テレキネシスを実現し、プラトニウスに自らの文明を興したプラトニアンは、独裁者ペルモン王とその側近によって「精神操作」されていました。カーク船長やスポックらも、ペルモン王の精神支配を受けてしまい、まるで座興劇のように操られます.......。
そういうストーリーの流れの中で、白人であるカーク船長と黒人であるウフーラがキスを交わすというのが、まさに歴史的といえる「テレビドラマ史上初」の異人種間キスシーン。
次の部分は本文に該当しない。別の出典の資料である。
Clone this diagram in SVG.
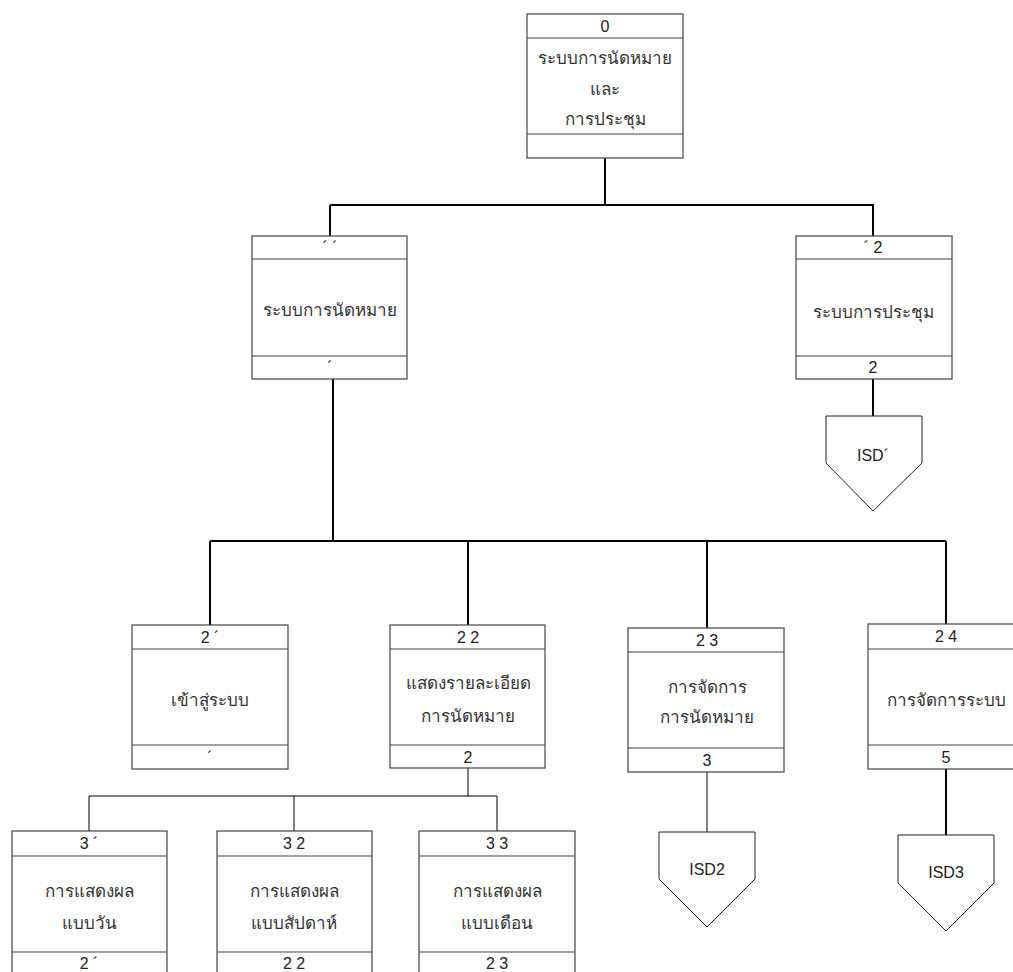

異人種どころか異星人種の交流と対立を描き続けてきたスタートレックにおいても、まさに「歴史的」といえる、人種の壁を越えた瞬間だったのです。
■テレビで初めての異人種間のキスは「音楽番組」
さらに話はさかのぼって....ドラマではなく、テレビで初めて異人種間のキスシーンを放映したのは、フランク・シナトラの娘、ナンシー・シナトラの看板番組としてNBCで製作された、1967年12月11日放映の『ムーヴィン・ウィズ・ナンシー』という音楽番組。
そこでナンシーは、サミー・デイヴィスJr.と、ほんのちょっと交わす程度の軽いキスをしてみせました。これが、史上初めての異人種間のキスとして放送された、テレビ史に記録される映像だったりします。
動画の最後にちょっとだけ出てくる、ナンシーとサミーのキスは、挨拶程度の軽いキス。いやらしい印象なんてまったく感じない、二人の仲のよさを感じさせるものです。でもこれだけのことが、当時の人たちにとっては衝撃的な出来事だったんです。音楽もSFも、やっぱり国境や人種を越えるんですね。
こういうエピソードを通しても、サイエンス・フィクションが現実世界に影響する、一端を見る気がする。それは想像力の肯定に他ならないと思います。
かのキング牧師も、「I Have a Dream!(私には夢がある)」という言葉を用い、夢を実現させるために命をかけて行動していました。また、「人が想像できることは、必ず人が実現できる」と述べたのは、SFの父であるジュール・ヴェルヌでした。
そう、夢は実現させるためにあるんですね。